For many of us, the world isn’t what it was just a few short years ago. Endless war, terrorism, the refugee crisis, rampant inequality and corruption, assaults on civil and workers’ rights, and the myriads of problems contributing to climate change, along with the growth of ultra-nationalism, xenophobia, and hate groups, have together shattered a sense of order many of us felt until recently.
For others, the changes in their social and economic lives haven’t just lost its order, it has actually gotten much worse. This has been especially true for many low income and minority groups, where things have only gotten worse, sometimes much worse.
Social despair and collective trauma are affecting many of us today. And it is causing us to lose our ability to connect to those closest to us and to be meaningfully socially engaged.

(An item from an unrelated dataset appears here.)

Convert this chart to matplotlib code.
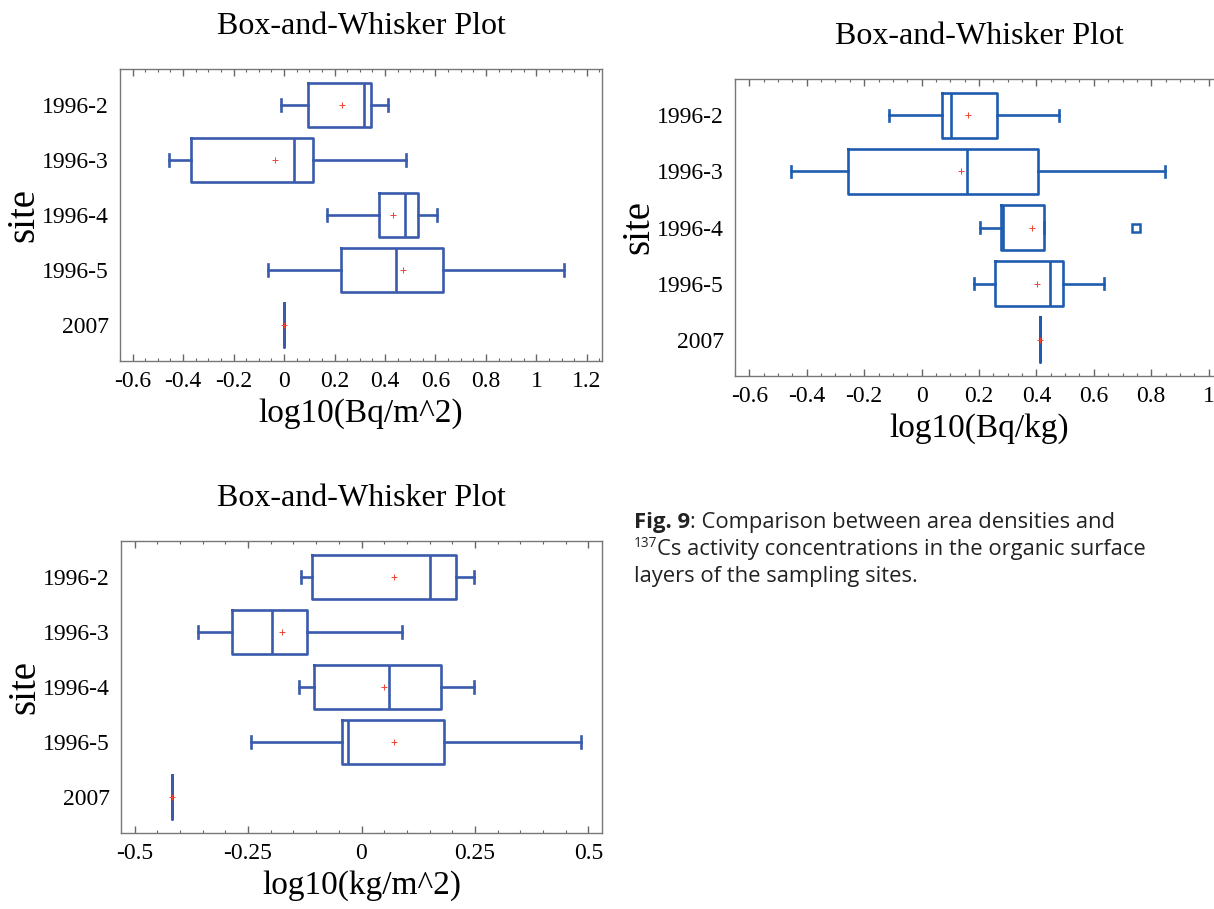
import matplotlib
matplotlib.use('Agg')
import matplotlib.pyplot as plt
from matplotlib.ticker import MultipleLocator

plt.rcParams['font.family'] = ['Liberation Serif', 'DejaVu Serif']

sites = ['1996-2', '1996-3', '1996-4', '1996-5', '2007']

# area activity density, log10(Bq/m^2)
bqm2_whislo = [-0.013, -0.455, 0.170, -0.063, 0.0]
bqm2_q1 = [0.093, -0.367, 0.375, 0.224, 0.0]
bqm2_med = [0.316, 0.038, 0.481, 0.445, 0.0]
bqm2_q3 = [0.345, 0.116, 0.530, 0.629, 0.0]
bqm2_whishi = [0.412, 0.484, 0.606, 1.109, 0.0]
bqm2_mean = [0.230, -0.036, 0.432, 0.470, 0.0]

# activity concentration, log10(Bq/kg)
bqkg_whislo = [-0.112, -0.455, 0.203, 0.183, 0.413]
bqkg_q1 = [0.070, -0.255, 0.278, 0.257, 0.413]
bqkg_med = [0.104, 0.159, 0.285, 0.449, 0.413]
bqkg_q3 = [0.262, 0.405, 0.425, 0.492, 0.413]
bqkg_whishi = [0.480, 0.848, 0.425, 0.634, 0.413]
bqkg_mean = [0.160, 0.139, 0.386, 0.402, 0.413]
bqkg_fliers = [[], [], [0.746], [], []]

# area density of the layer, log10(kg/m^2)
kgm2_whislo = [-0.133, -0.360, -0.138, -0.243, -0.418]
kgm2_q1 = [-0.110, -0.285, -0.104, -0.043, -0.418]
kgm2_med = [0.152, -0.198, 0.060, -0.030, -0.418]
kgm2_q3 = [0.208, -0.120, 0.175, 0.182, -0.418]
kgm2_whishi = [0.247, 0.090, 0.247, 0.483, -0.418]
kgm2_mean = [0.072, -0.175, 0.049, 0.071, -0.418]

W, H = 1214, 909
fig = plt.figure(figsize=(W / 100, H / 100), dpi=100)


def px_axes(left, top, right, bottom):
    return fig.add_axes([left / W, 1 - bottom / H, (right - left) / W, (bottom - top) / H])


def make_stats(whislo, q1, med, q3, whishi, mean, fliers=None):
    stats = []
    for i in range(len(sites)):
        stats.append(dict(whislo=whislo[i], q1=q1[i], med=med[i], q3=q3[i],
                          whishi=whishi[i], mean=mean[i],
                          fliers=fliers[i] if fliers else []))
    return stats


def draw_panel(ax, stats, color, xlim, major, xlabel):
    lp = dict(color=color, linewidth=1.9)
    ax.bxp(stats, positions=range(len(sites)), widths=0.8, capwidths=0.21,
           orientation='horizontal', showmeans=True,
           boxprops=lp, whiskerprops=lp, capprops=lp, medianprops=lp,
           meanprops=dict(marker='+', markeredgecolor='#ee4433', markersize=5,
                          markeredgewidth=0.7),
           flierprops=dict(marker='s', markerfacecolor='white', markeredgecolor=color,
                           markersize=6, markeredgewidth=1.8))
    ax.set_ylim(len(sites) - 1 + 0.65, -0.65)
    ax.set_xlim(*xlim)
    ax.set_yticks(range(len(sites)))
    ax.set_yticklabels(sites)
    ax.xaxis.set_major_locator(MultipleLocator(major))
    ax.xaxis.set_minor_locator(MultipleLocator(0.05))
    ax.xaxis.set_major_formatter(plt.FuncFormatter(lambda v, p: f'{v:g}' if abs(v) > 1e-9 else '0'))
    ax.tick_params(axis='x', which='both', direction='in', top=True, bottom=True,
                   color='#666666', labelsize=17, pad=7)
    ax.tick_params(axis='x', which='major', length=5, width=1)
    ax.tick_params(axis='x', which='minor', length=2.5, width=0.8)
    ax.tick_params(axis='y', length=0, labelsize=17, pad=8)
    for s in ax.spines.values():
        s.set_color('#777777')
        s.set_linewidth(1.0)
    ax.set_title('Box-and-Whisker Plot', fontsize=23, pad=25)
    ax.set_xlabel(xlabel, fontsize=24, labelpad=5)
    ax.set_ylabel('site', fontsize=28, labelpad=0)


blue_left = '#3a5aad'
blue_right = '#1f5cb0'

ax1 = px_axes(120, 69, 602, 361)
draw_panel(ax1, make_stats(bqm2_whislo, bqm2_q1, bqm2_med, bqm2_q3, bqm2_whishi, bqm2_mean),
           blue_left, (-0.65, 1.26), 0.2, 'log10(Bq/m^2)')

ax2 = px_axes(735, 79, 1223, 376)
draw_panel(ax2, make_stats(bqkg_whislo, bqkg_q1, bqkg_med, bqkg_q3, bqkg_whishi, bqkg_mean,
                           bqkg_fliers),
           blue_right, (-0.65, 1.05), 0.2, 'log10(Bq/kg)')

ax3 = px_axes(121, 541, 602, 833)
draw_panel(ax3, make_stats(kgm2_whislo, kgm2_q1, kgm2_med, kgm2_q3, kgm2_whishi, kgm2_mean),
           blue_left, (-0.53, 0.53), 0.25, 'log10(kg/m^2)')

# caption
cap_font = ['Open Sans', 'DejaVu Sans']
cap_size = 15.8
cap_color = '#222222'
renderer = fig.canvas.get_renderer()


def put(x, y, s, **kw):
    t = fig.text(x / W, 1 - y / H, s, family=cap_font, va='baseline', color=cap_color, **kw)
    bb = t.get_window_extent(renderer)
    return x + bb.width


x = put(634, 528, 'Fig. 9', fontsize=cap_size, weight='bold')
put(x, 528, ': Comparison between area densities and', fontsize=cap_size)
x = put(634, 547, '137', fontsize=cap_size * 0.62)
put(x, 555, 'Cs activity concentrations in the organic surface', fontsize=cap_size)
put(634, 582, 'layers of the sampling sites.', fontsize=cap_size)

fig.savefig('out.png', dpi=100)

The abrupt tearing of the social fabric and shared worldview that have bound us together has been traumatic for many of us. And the ongoing nature of the turmoil, for those who have experienced it for a long time already, and those of us getting accustomed to the world around as it is today, leads many of us to despair. We can do something about our trauma and despair, both personally and collectively. Working with them and doing what we can to move through them will help us make better decisions personally and collectively.
I believe that, together, meaningful connection to others and social engagement are the most effective ways to heal from social despair and collective trauma. I also believe that being meaningfully connected to others is the new key to our being resilient in today’s world.
I want to help you identify social despair and collective trauma and its effects on you, propose various actions you can take to respond to them, and offer a simple framework for a personal or group process to help you move through these emotions so you can more quickly come to a full engagement with life—that is, able to manage these troubling emotions without either withdrawing into passive numbness or reacting in divisive anger and blame.